Edward Zwick's second war-based movie (following the successful GLORY) is almost as good as his first, and every bit as watchable. I have particularly liked stories that use different viewpoints to tell the same story (hence creating different versions of the same story). These types of movies stemmed no doubt from Akira Kurosawa's epic RASHOMON, and while films that use this strategy rarely live up to Kurosawa's original in terms of intelligence and portrayal (the most recent being the slightly-better-than-mediocre VANTAGE POINT), COURAGE UNDER FIRE is still a rewarding Motion Picture.

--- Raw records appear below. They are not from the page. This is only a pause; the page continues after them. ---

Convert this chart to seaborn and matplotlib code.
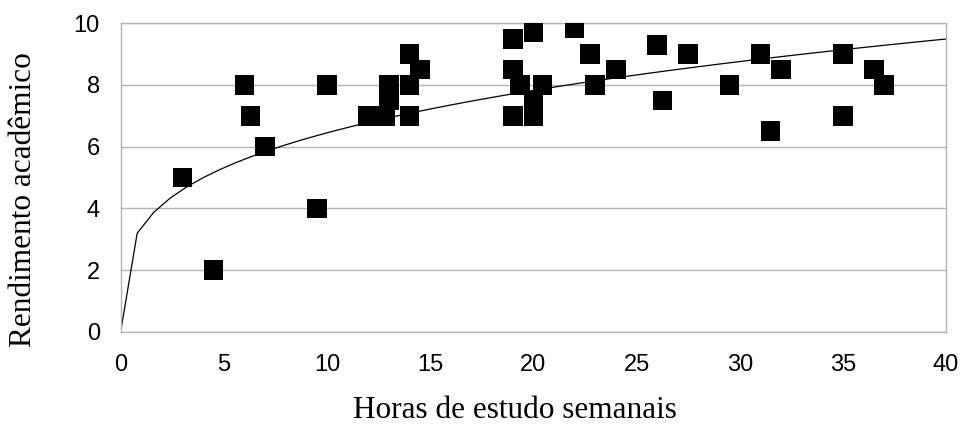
import numpy as np
import pandas as pd
import matplotlib
matplotlib.use("Agg")
import matplotlib.pyplot as plt
import seaborn as sns

horas = [3, 4.5, 6, 6.3, 7, 9.5, 10, 12, 12.8, 13, 13, 14, 14.5, 14, 14,
         19, 20, 22, 22.75, 19, 19.35, 20.45, 20, 19, 20, 23, 24, 26, 26.25,
         27.5, 29.5, 31, 31.5, 32, 35, 35, 36.5, 37]
rendimento = [5, 2, 8, 7, 6, 4, 8, 7, 7, 7.5, 8, 9, 8.5, 8, 7,
              9.5, 9.7, 9.85, 9, 8.5, 8, 8, 7.5, 7, 7, 8, 8.5, 9.3, 7.5,
              9, 8, 9, 6.5, 8.5, 9, 7, 8.5, 8]
x_ticks = [0, 5, 10, 15, 20, 25, 30, 35, 40]
y_ticks = [0, 2, 4, 6, 8, 10]
x_label = "Horas de estudo semanais"
y_label = "Rendimento acadêmico"

df = pd.DataFrame({"horas": horas, "rendimento": rendimento})

# power trend line fitted to the data (y = c * x^p)
p, lnc = np.polyfit(np.log(df["horas"]), np.log(df["rendimento"]), 1)
xs = np.linspace(0, 40, 51)
ys = np.exp(lnc) * xs ** p
trend = pd.DataFrame({"x": xs, "y": ys})

sns.set_theme(style="white")
plt.rcParams["font.family"] = ["Liberation Sans", "DejaVu Sans"]

fig = plt.figure(figsize=(9.63, 4.32), dpi=100)
ax = fig.add_axes([0.1253, 0.2322, 0.8571, 0.7139])

grid_c = "#b3b3b3"
for yv in y_ticks:
    ax.axhline(yv, color=grid_c, lw=1.0, zorder=0)

sns.lineplot(data=trend, x="x", y="y", ax=ax, color="black", lw=0.9,
             zorder=2, legend=False)
sns.scatterplot(data=df, x="horas", y="rendimento", ax=ax, marker="s",
                s=200, color="black", edgecolor="none", zorder=3,
                legend=False)

ax.set_xlim(0, 40)
ax.set_ylim(0, 10)
ax.set_xticks(x_ticks)
ax.set_yticks(y_ticks)
ax.set_xticklabels([str(t) for t in x_ticks])
ax.set_yticklabels([str(t) for t in y_ticks])
ax.tick_params(axis="both", which="major", length=8, width=1.0,
               color=grid_c, labelsize=17, labelcolor="black", direction="out")
ax.tick_params(axis="x", pad=8)
ax.tick_params(axis="y", pad=7)
for s in ["left", "right", "bottom", "top"]:
    ax.spines[s].set_color(grid_c)
    ax.spines[s].set_linewidth(1.0)

serif = ["Liberation Serif", "DejaVu Serif"]
ax.set_xlabel(x_label, fontsize=22.5, family=serif, color="black")
ax.set_ylabel(y_label, fontsize=22.5, family=serif, color="black")
ax.xaxis.set_label_coords(0.478, -0.255)
ax.yaxis.set_label_coords(-0.118, 0.427)
ax.xaxis.label.set_va("center")
ax.yaxis.label.set_va("center")

fig.savefig("out.png", dpi=100)
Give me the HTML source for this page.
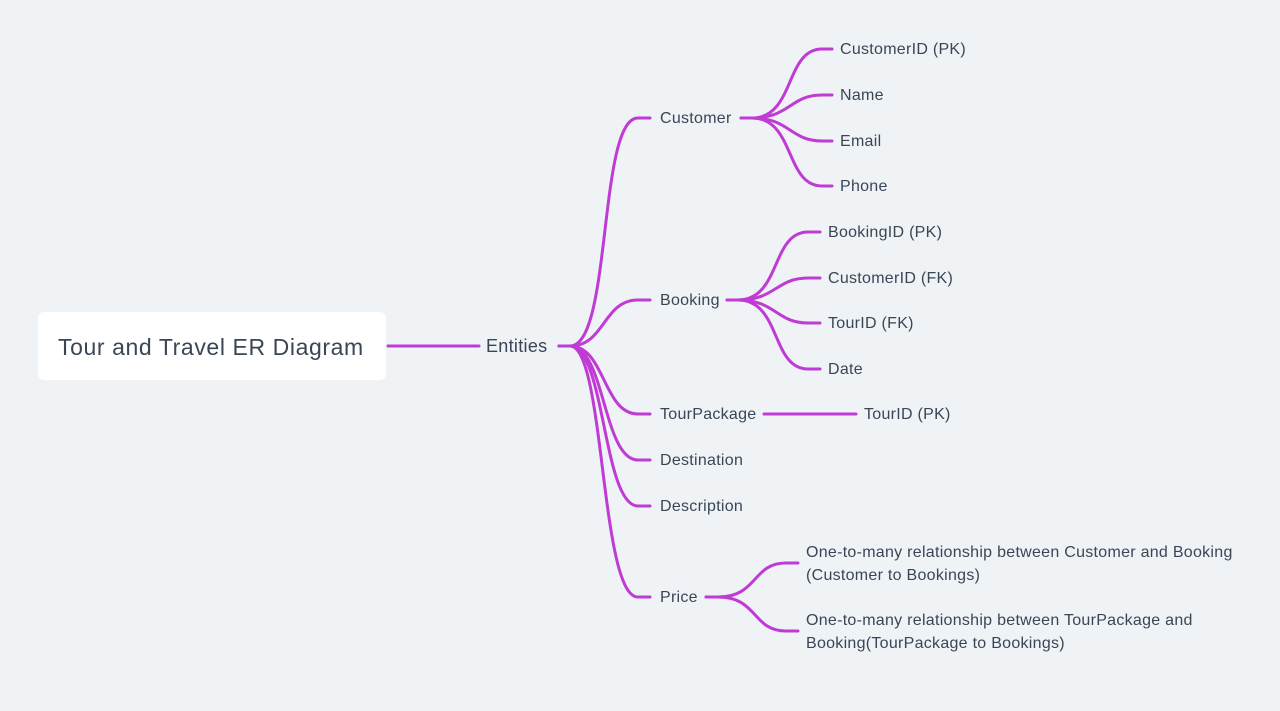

Denzel Washington is near his brilliant best as the troubled Lieutenant Colonel on the verge of alcoholism due in part to his overwhelming feelings of guilt following a military procedure gone wrong. His depression and curiosity fuel his determination to get to the bottom of the 'mystery' even if it puts him out of favour with his Commanding Officers. Meg Ryan is equally superb, and as each re-telling of the story demands her to take on a different personality (similar to the female lead in RASHOMON), she manages to pull each one off effectively. Matt Damon puts in a reliable shift, even losing upward of 20 pounds to take on the role. For me, the biggest surprise is Lou Diamond Phillips who is actually quite watchable, and does not overact, as is his tendency.
Zwick's COURAGE UNDER FIRE is an examination of war from a less visceral point of view, and will stay with the viewer long after watching the movie. It deeply delves into themes of responsibility, guilt, and truth in an overall compelling Motion Picture. The script is effective and the buildup to the somewhat sentimental ending is quite commendable.
8/10. 3.5 stars (out of 4). Highly recommended. Should enter my Top 200 at around #183.